Pero y ¿cuál es el punto de Mr. Robot?
Podría ser el descubrimiento de uno mismo mientras la sociedad se desmorona alrededor. Podría tratarse del desdoblamiento inmediato de una personalidad con la que todos contamos o de la cual escapamos. Incluso, por debajo de los conflictos humanos, está la inmensa maquinaria que no puede ser destruida por más que se intente. Sea cual sea, el enfoque dependerá de cada espectador, sin que la serie deje de ser lo que es en el exterior (su estilo visual ya no es solo una novedad; cada encuadre tiene un significado, razón de ser y de verse), sino lo que mueva y remueva en el interior (su vasto subtexto), sea de ella o de nosotros.
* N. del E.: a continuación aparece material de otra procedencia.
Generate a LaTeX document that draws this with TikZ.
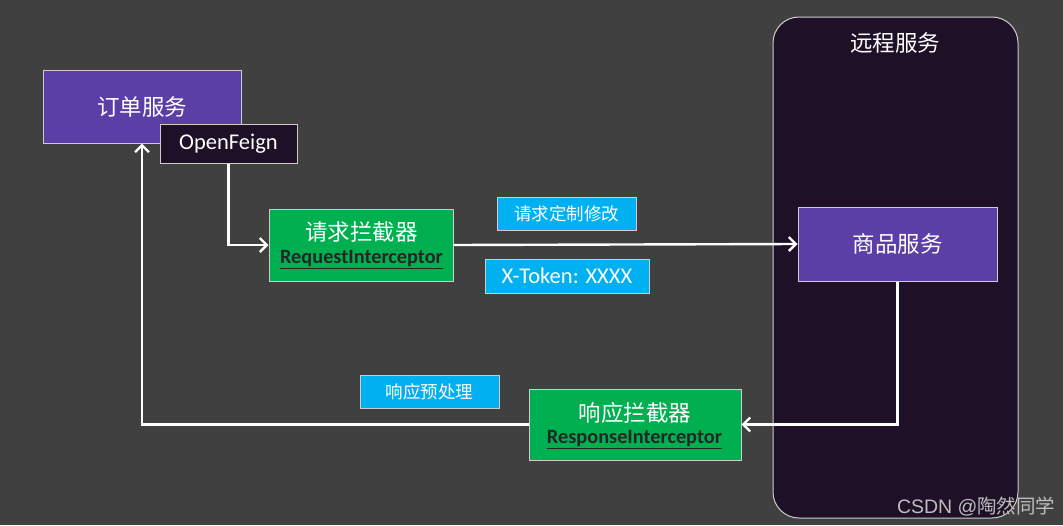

Mr. Robot, entonces, vive a través de sus personajes: tan profundos y humanos como en la realidad, tan asertivos e imperfectos como la trama misma de la serie. Es por eso que logra abarcar una atmósfera que hipnotiza y deja que el espectador se pierda en los minutos semanales que ofrece. El balance perfecto que resulta en la distintiva serie que llegamos a observar y analizar.
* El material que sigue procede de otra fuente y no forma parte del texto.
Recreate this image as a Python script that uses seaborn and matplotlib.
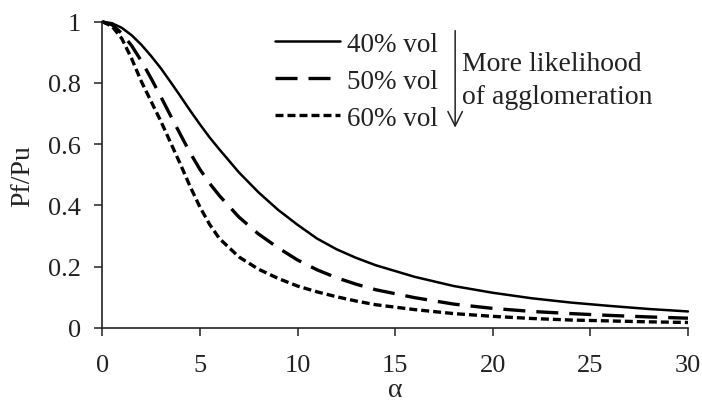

Mientras esta segunda temporada se ve en la difícil tarea de llegar al nivel de frescura, entretenimiento y diversión de la primera. Al ser más ambiciosa, se ve y se siente con más oscuridad, más misterio, más confianza, menos respuestas, más inquietudes y con más inmediatez en los pequeños deslices narrativos que presenta la estructura en que Sam Esmail (creador y director) enmarcó la temporada. De todos modos, Mr. Robot avanza hacia su confirmada tercera temporada con la promesa de seguir siendo única y audaz en lo que muestra y plantea. Por más que se deba ver como un todo y las largas conversaciones hayan sido relleno para dejar claro el panorama de lo que vendrá en el futuro, la serie no puede ser ignorada ni menospreciada por ser justo eso: la incómoda y prolongada mirada hacia lo que, casi siempre, decidimos ignorar, de la sociedad externa o del yo interno, poderoso y escurridizo.